Jakarta (AFP) - At rush hour every weekday, women with babies slung across their arms line the traffic-choked streets of the Indonesian capital, flagging down drivers looking to game Jakarta’s carpooling laws by hiring a few extra passengers. But revelations some of the infants used in this years-old streetside business have been rented out by criminal syndicates, and even drugged to keep them quiet, has outraged Jakartans and prompted a crackdown by city authorities.

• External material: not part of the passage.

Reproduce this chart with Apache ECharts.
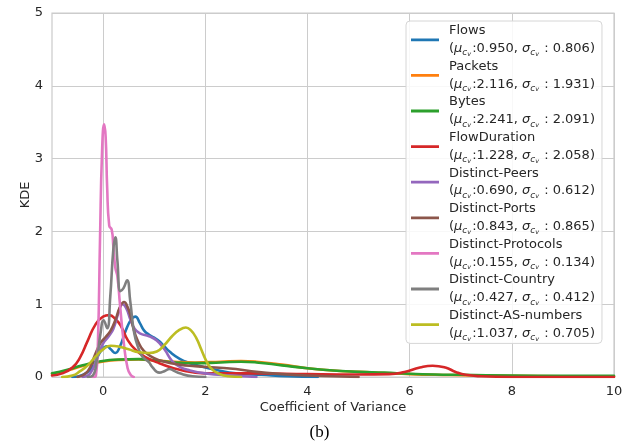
<!DOCTYPE html>
<html>
<head>
<meta charset="utf-8">
<script src="https://cdn.jsdelivr.net/npm/echarts@6/dist/echarts.min.js"></script>
<style>
  html, body { margin: 0; padding: 0; background: #fff; }
  #chart { width: 639px; height: 445px; }
</style>
</head>
<body>
<div id="chart"></div>
<script>
// series names and their stats (mean / std of the coefficient of variance)
const names = ['Flows', 'Packets', 'Bytes', 'FlowDuration', 'Distinct-Peers',
  'Distinct-Ports', 'Distinct-Protocols', 'Distinct-Country', 'Distinct-AS-numbers']
const mus = ['0.950', '2.116', '2.241', '1.228', '0.690', '0.843', '0.155', '0.427', '1.037']
const sigmas = ['0.806', '1.931', '2.091', '2.058', '0.612', '0.865', '0.134', '0.412', '0.705']
const colors = ['#1f77b4', '#ff7f0e', '#2ca02c', '#d62728', '#9467bd',
  '#8c564b', '#e377c2', '#7f7f7f', '#bcbd22']

const xTicks = [0, 2, 4, 6, 8, 10]

// KDE curves, [x, density]
const flows = [[-0.6, 0], [-0.4, 0.03], [-0.2, 0.15], [-0.05, 0.35], [0.08, 0.42], [0.15, 0.38],
  [0.24, 0.33], [0.33, 0.42], [0.45, 0.65], [0.55, 0.79], [0.63, 0.83], [0.72, 0.74], [0.8, 0.64],
  [0.9, 0.58], [1.0, 0.54], [1.1, 0.49], [1.2, 0.42], [1.3, 0.35], [1.5, 0.25], [1.7, 0.19],
  [1.95, 0.14], [2.2, 0.1], [2.6, 0.05], [3.1, 0.03], [3.6, 0.01], [4.2, 0]]
const packets = [[-1.0, 0.04], [-0.7, 0.09], [-0.4, 0.15], [-0.1, 0.2], [0.3, 0.235], [0.7, 0.24],
  [1.0, 0.23], [1.4, 0.21], [1.8, 0.2], [2.3, 0.21], [2.7, 0.22], [3.0, 0.21], [3.5, 0.17],
  [4.0, 0.12], [4.5, 0.09], [5.0, 0.07], [5.5, 0.055], [6.0, 0.04], [6.5, 0.03], [7.0, 0.025],
  [8.0, 0.015], [9.0, 0.01], [10.0, 0.008]]
const bytes = [[-1.0, 0.05], [-0.7, 0.1], [-0.4, 0.16], [-0.1, 0.21], [0.3, 0.24], [0.7, 0.245],
  [1.0, 0.23], [1.4, 0.2], [1.8, 0.19], [2.3, 0.2], [2.7, 0.21], [3.0, 0.2], [3.5, 0.16],
  [4.0, 0.12], [4.5, 0.09], [5.0, 0.07], [5.5, 0.06], [6.0, 0.045], [6.5, 0.035], [7.0, 0.03],
  [8.0, 0.02], [9.0, 0.017], [10.0, 0.015]]
const flowDuration = [[-1.0, 0.02], [-0.8, 0.05], [-0.6, 0.13], [-0.45, 0.27], [-0.3, 0.5],
  [-0.15, 0.72], [0, 0.83], [0.12, 0.85], [0.25, 0.79], [0.35, 0.7], [0.48, 0.51], [0.64, 0.37],
  [0.84, 0.27], [1.1, 0.19], [1.5, 0.1], [2.0, 0.05], [2.5, 0.05], [3.0, 0.05], [4.0, 0.04],
  [5.0, 0.035], [5.6, 0.04], [5.9, 0.07], [6.2, 0.13], [6.45, 0.155], [6.7, 0.13], [6.9, 0.07],
  [7.1, 0.03], [7.4, 0.01], [8.0, 0], [10.0, 0]]
const peers = [[-0.4, 0], [-0.25, 0.05], [-0.1, 0.3], [0, 0.46], [0.1, 0.55], [0.2, 0.66],
  [0.3, 0.88], [0.38, 1.0], [0.45, 0.95], [0.54, 0.78], [0.62, 0.66], [0.72, 0.6], [0.9, 0.56],
  [1.05, 0.5], [1.2, 0.38], [1.35, 0.22], [1.5, 0.14], [1.7, 0.09], [2.0, 0.05], [2.5, 0.02], [3.0, 0]]
const ports = [[-0.5, 0], [-0.3, 0.08], [-0.15, 0.32], [-0.05, 0.47], [0.05, 0.55], [0.15, 0.64],
  [0.25, 0.8], [0.33, 0.96], [0.41, 1.03], [0.48, 0.96], [0.54, 0.83], [0.6, 0.65], [0.67, 0.51],
  [0.75, 0.4], [0.84, 0.33], [1.0, 0.26], [1.2, 0.21], [1.5, 0.17], [1.8, 0.15], [2.2, 0.13],
  [2.6, 0.11], [3.0, 0.07], [3.5, 0.04], [4.0, 0.02], [4.5, 0.01], [5.0, 0]]
const protocols = [[-0.2, 0], [-0.14, 0.02], [-0.1, 0.5], [-0.06, 1.9], [-0.02, 3.1], [0.02, 3.47],
  [0.05, 3.3], [0.08, 2.6], [0.12, 2.08], [0.17, 2.02], [0.2, 1.8], [0.24, 1.5], [0.28, 1.38],
  [0.33, 1.0], [0.4, 0.5], [0.48, 0.12], [0.55, 0.02], [0.6, 0]]
const country = [[-0.3, 0], [-0.2, 0.02], [-0.12, 0.25], [-0.05, 0.6], [0.01, 0.78], [0.08, 0.67],
  [0.14, 1.1], [0.2, 1.75], [0.24, 1.92], [0.28, 1.6], [0.34, 1.18], [0.4, 1.22], [0.47, 1.33],
  [0.53, 1.05], [0.61, 0.6], [0.7, 0.38], [0.77, 0.28], [0.9, 0.2], [0.96, 0.14], [1.1, 0.06],
  [1.2, 0.08], [1.3, 0.11], [1.4, 0.08], [1.5, 0.05], [1.75, 0.01], [2.0, 0]]
const asNumbers = [[-0.8, 0], [-0.6, 0.02], [-0.45, 0.08], [-0.3, 0.16], [-0.15, 0.28], [0, 0.38],
  [0.15, 0.43], [0.3, 0.42], [0.5, 0.38], [0.7, 0.34], [0.9, 0.33], [1.05, 0.35], [1.2, 0.44],
  [1.35, 0.56], [1.5, 0.65], [1.62, 0.68], [1.72, 0.64], [1.82, 0.54], [1.92, 0.38], [2.0, 0.25],
  [2.1, 0.13], [2.25, 0.05], [2.45, 0.01], [2.7, 0]]

const curves = [flows, packets, bytes, flowDuration, peers, ports, protocols, country, asNumbers]

const font = 'DejaVu Sans'
const textColor = '#262626'
const gridColor = '#cccccc'
const lh = 17.8

const chart = echarts.init(document.getElementById('chart'), null, { renderer: 'canvas' })

const option = {
  animation: false,
  color: colors,
  textStyle: { fontFamily: font },
  grid: {
    left: 52, right: 25, top: 13, bottom: 68,
    show: true, borderColor: gridColor, borderWidth: 1.25, backgroundColor: '#fff'
  },
  legend: {
    orient: 'vertical',
    left: 406, top: 21,
    padding: [1, 7, 1, 5],
    // icon path leaves a blank strip on the right so the text sits ~10px after the line
    itemWidth: 33, itemHeight: 12, itemGap: 0,
    backgroundColor: 'rgba(255,255,255,0.85)',
    borderColor: '#d6d6d6', borderWidth: 1, borderRadius: 4,
    icon: 'path://M0,4.6 L28,4.6 L28,7.4 L0,7.4 Z M0,0 L0,0 Z M33,12 L33,12 Z',
    data: names,
    formatter: function (name) {
      const i = names.indexOf(name)
      return name + '\n(' + '{g|μ}{c|c}{v|v}:' + mus[i] + ', {g|σ}{c|c}{v|v} : ' + sigmas[i] + ')'
    },
    textStyle: {
      fontFamily: font, fontSize: 13, color: textColor, lineHeight: lh,
      rich: {
        g: { fontFamily: font, fontSize: 13, fontStyle: 'italic', color: textColor, lineHeight: lh },
        c: { fontFamily: font, fontSize: 9, fontStyle: 'italic', color: textColor, lineHeight: lh, verticalAlign: 'bottom', padding: [5, 0, 0, 0] },
        v: { fontFamily: font, fontSize: 6.5, fontStyle: 'italic', color: textColor, lineHeight: lh, verticalAlign: 'bottom', padding: [8, 1, 0, 0] }
      }
    }
  },
  xAxis: {
    type: 'value', min: -1, max: 10,
    name: 'Coefficient of Variance', nameLocation: 'middle', nameGap: 24, nameMoveOverlap: false,
    nameTextStyle: { fontFamily: font, fontSize: 13, color: textColor },
    axisLine: { show: false },
    axisTick: { show: false, customValues: xTicks },
    axisLabel: { customValues: xTicks, margin: 8, fontFamily: font, fontSize: 13, color: textColor },
    splitLine: { show: true, lineStyle: { color: gridColor, width: 1 } }
  },
  yAxis: {
    type: 'value', min: 0, max: 5, interval: 1,
    name: 'KDE', nameLocation: 'middle', nameGap: 20, nameMoveOverlap: false,
    nameTextStyle: { fontFamily: font, fontSize: 13, color: textColor },
    axisLine: { show: false },
    axisTick: { show: false },
    axisLabel: { margin: 9, fontFamily: font, fontSize: 13, color: textColor },
    splitLine: { show: true, lineStyle: { color: gridColor, width: 1 } }
  },
  graphic: [{
    type: 'text', left: 'center', top: 424,
    style: { text: '(b)', fontFamily: 'Liberation Serif', fontSize: 17, fill: '#000' }
  }],
  series: curves.map((d, i) => ({
    name: names[i],
    type: 'line',
    data: d,
    smooth: 0.5,
    showSymbol: false,
    symbol: 'none',
    lineStyle: { width: 2.6, color: colors[i], join: 'round', cap: 'round' },
    emphasis: { disabled: true },
    z: 2 + i
  }))
}

chart.setOption(option)
</script>
</body>
</html>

Motorists know at rush hour they need at least two passengers to enter main roads by law, so rely on “jockeys”: These are often poor young women with a child, who act as passengers-for-hire in exchange for a small fee. Children tug on heartstrings and help attract drivers, said Risma, a jockey hailing cars near a major roadway in South Jakarta with her three-year-old son. “People sympathise easily with you if you’ve got a baby,” she told AFP, stressing she only took her child because she had no other choice.

The strategy has existed openly for years, but as outrage mounted over this unfolding child exploitation scandal, the government has now suspended the carpooling rule, putting jockeys out of work. Last month, police confirmed many of the child jockeys lining Jakarta’s streets had been rented out by their families to criminal syndicates.

After a months-long investigation, police in South Jakarta swooped on four adults they believed were renting out children as beggars or child jockeys for 200,000 rupiah (USD$15) per day. Two children — aged seven and five years old — and a baby, aged just six months, were taken into protective care.